Deviations into sense
Dec. 18th, 2011 05:19 pmRobert McCrum is surprisingly non-poncey in Fifty things I've learned about the literary life.
I particularly like:
20. Literary fiction is like sci-fi. It's a genre.*
15. You don't have to read every book you buy, and you certainly don't have to finish the book you've started.
34. Lists are the curse of the age.
38. Ebooks are not the end of the world.
42. No one is obliged to like Robert Musil's The Man Without Qualities.**
*I think this should be no 1
** That is a relief, as I have a paperback I bought in 197x languishing somewhere in the great book morass, still unread.
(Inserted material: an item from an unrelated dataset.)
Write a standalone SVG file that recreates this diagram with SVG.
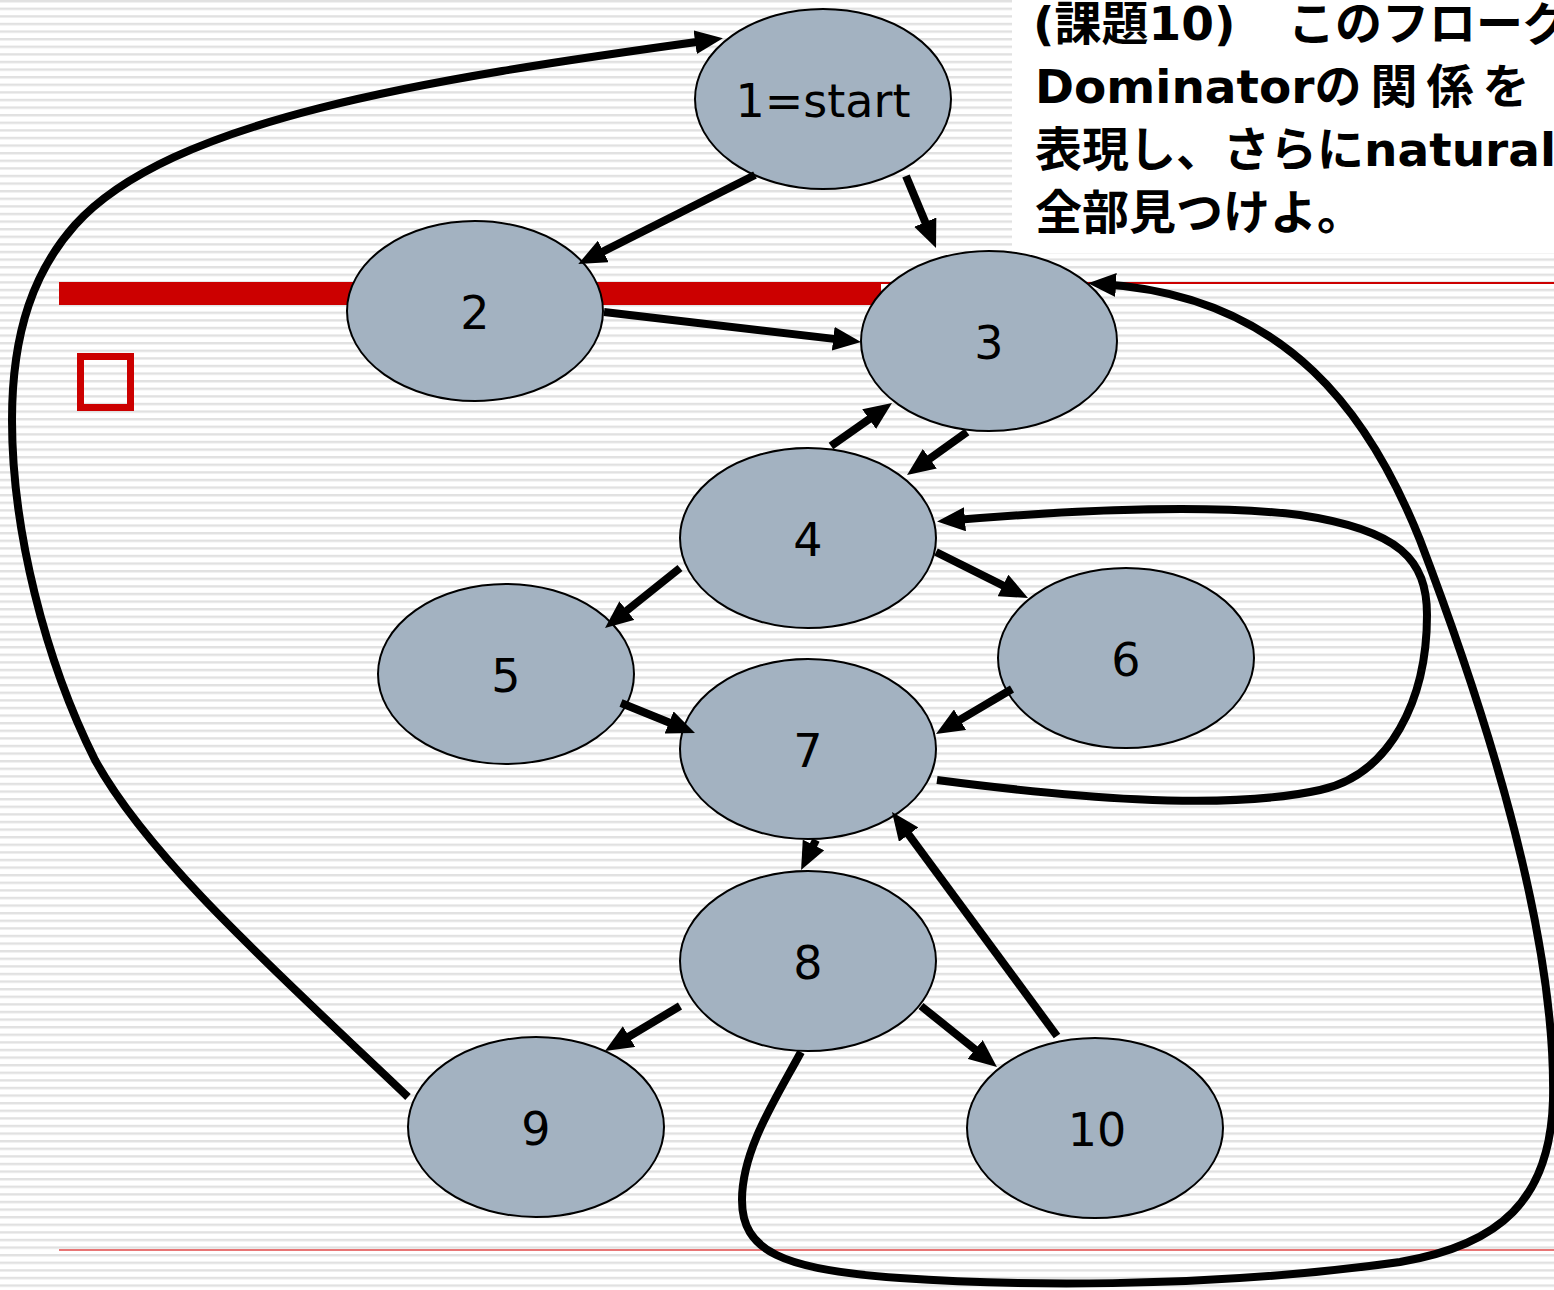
<svg xmlns="http://www.w3.org/2000/svg" width="1554" height="1290" viewBox="0 0 1554 1290">
  <defs>
    <pattern id="stripes" x="0" y="0" width="16" height="7.6" patternUnits="userSpaceOnUse">
      <rect width="16" height="7.6" fill="#ffffff"/>
      <rect y="0" width="16" height="2.4" fill="#e1e1e1"/>
    </pattern>
    <marker id="head" viewBox="0 0 28 24" refX="16" refY="12" markerWidth="28" markerHeight="24" markerUnits="userSpaceOnUse" orient="auto">
      <path d="M0,0 L28,12 L0,24 z" fill="#000"/>
    </marker>
  </defs>
  <style>
    .node ellipse { fill: #a3b2c1; stroke: #000; stroke-width: 2; }
    .node text { font-family: "DejaVu Sans", "Liberation Sans", sans-serif; font-size: 46px; fill: #000; text-anchor: middle; }
    .edge { fill: none; stroke: #000; stroke-width: 8; marker-end: url(#head); }
    .title { font-family: "DejaVu Sans", "Noto Sans CJK JP", sans-serif; font-size: 47px; font-weight: bold; fill: #000; }
  </style>

  <!-- slide background -->
  <rect width="1554" height="1290" fill="url(#stripes)"/>

  <!-- red rules and bullet -->
  <g id="decor">
    <line x1="59" y1="283" x2="1554" y2="283" stroke="#cc0000" stroke-width="2"/>
    <rect x="59" y="282" width="822" height="23" fill="#cc0000"/>
    <line x1="59" y1="1250" x2="1554" y2="1250" stroke="#e04848" stroke-width="1.6"/>
    <rect x="80.5" y="356.5" width="50" height="51" fill="none" stroke="#cc0000" stroke-width="7"/>
  </g>

  <!-- task statement -->
  <g id="caption">
    <rect x="1012" y="0" width="542" height="253" fill="#ffffff"/>
    <text class="title" x="1033" y="40">(課題10)<tspan x="1288">このフローグ</tspan></text>
    <text class="title" x="1035" y="103">Dominator<tspan letter-spacing="9">の関係を</tspan></text>
    <text class="title" x="1035" y="166">表現し、さらにnatural</text>
    <text class="title" x="1035" y="229">全部見つけよ。</text>
  </g>

  <!-- flow graph nodes -->
  <g id="n1" class="node"><ellipse cx="823" cy="99" rx="128" ry="90"/><text x="823" y="117">1=start</text></g>
  <g id="n2" class="node"><ellipse cx="475" cy="311" rx="128" ry="90"/><text x="475" y="329">2</text></g>
  <g id="n3" class="node"><ellipse cx="989" cy="341" rx="128" ry="90"/><text x="989" y="359">3</text></g>
  <g id="n4" class="node"><ellipse cx="808" cy="538" rx="128" ry="90"/><text x="808" y="556">4</text></g>
  <g id="n5" class="node"><ellipse cx="506" cy="674" rx="128" ry="90"/><text x="506" y="692">5</text></g>
  <g id="n6" class="node"><ellipse cx="1126" cy="658" rx="128" ry="90"/><text x="1126" y="676">6</text></g>
  <g id="n7" class="node"><ellipse cx="808" cy="749" rx="128" ry="90"/><text x="808" y="767">7</text></g>
  <g id="n8" class="node"><ellipse cx="808" cy="961" rx="128" ry="90"/><text x="808" y="979">8</text></g>
  <g id="n9" class="node"><ellipse cx="536" cy="1127" rx="128" ry="90"/><text x="536" y="1145">9</text></g>
  <g id="n10" class="node"><ellipse cx="1095" cy="1128" rx="128" ry="90"/><text x="1097" y="1146">10</text></g>

  <!-- control-flow edges -->
  <g id="edges">
    <path class="edge" d="M755,175 L589,258.6"/>
    <path class="edge" d="M906,176 L931.4,236.9"/>
    <path class="edge" d="M604,312 L849.1,340.6"/>
    <path class="edge" d="M831,446 L882.2,409.9"/>
    <path class="edge" d="M967,432 L916.8,468"/>
    <path class="edge" d="M680,568 L614.4,620.5"/>
    <path class="edge" d="M936,552 L1017.3,592.6"/>
    <path class="edge" d="M621,703 L683.9,728.5"/>
    <path class="edge" d="M1012,689 L946.3,727.9"/>
    <path class="edge" d="M816,840 L806.4,859.3"/>
    <path class="edge" d="M680,1006 L615.3,1044.8"/>
    <path class="edge" d="M921,1006 L987.6,1059.5"/>
    <path class="edge" d="M1057,1036 L899.1,821.7"/>
    <!-- back edge 7 -> 4 -->
    <path class="edge" d="M937,780 C1060,796 1220,812 1320,790 C1390,775 1427,700 1427,615 C1427,560 1400,530 1300,515 C1200,503 1050,512 949,520.6"/>
    <!-- back edge 9 -> 1 -->
    <path class="edge" d="M408,1097 C280,975 150,860 95,760 C45,660 12,530 12,420 C12,330 35,270 75,225 C170,120 420,80 711,40"/>
    <!-- back edge 8 -> 3 -->
    <path class="edge" d="M801,1052 C775,1100 742,1150 742,1200 C742,1250 780,1270 900,1278 C1000,1285 1200,1290 1400,1262 C1500,1245 1550,1200 1553,1100 C1556,950 1500,750 1420,540 C1372,420 1290,295 1100,284"/>
  </g>
</svg>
[W]e ask whether the internet is actually changing the way our minds work and Aleks Krotoski comes up with some surprisingly non-panicky or gosh-wow reactions:
'[T]here's no definitive answer and a whole lot of contradictory evidence
....
Many of the claims are a synthesis of hunches, agendas, anecdotal evidence and a response to the general paranoia that dogs us when faced with something unknown
....
[N]ew technologies – whether the printing press, the telegraph, the railway or the web – produce exactly the same concerns about our cognitive capabilities. How quickly we forget.
There has not been enough time to address whether the web is actually rewiring our brains; it will be a few years before any longitudinal studies can offer evidence one way or another
....
[T]he web is not doing anything to us; that it merely presents us with a mirror that challenges us to face ourselves.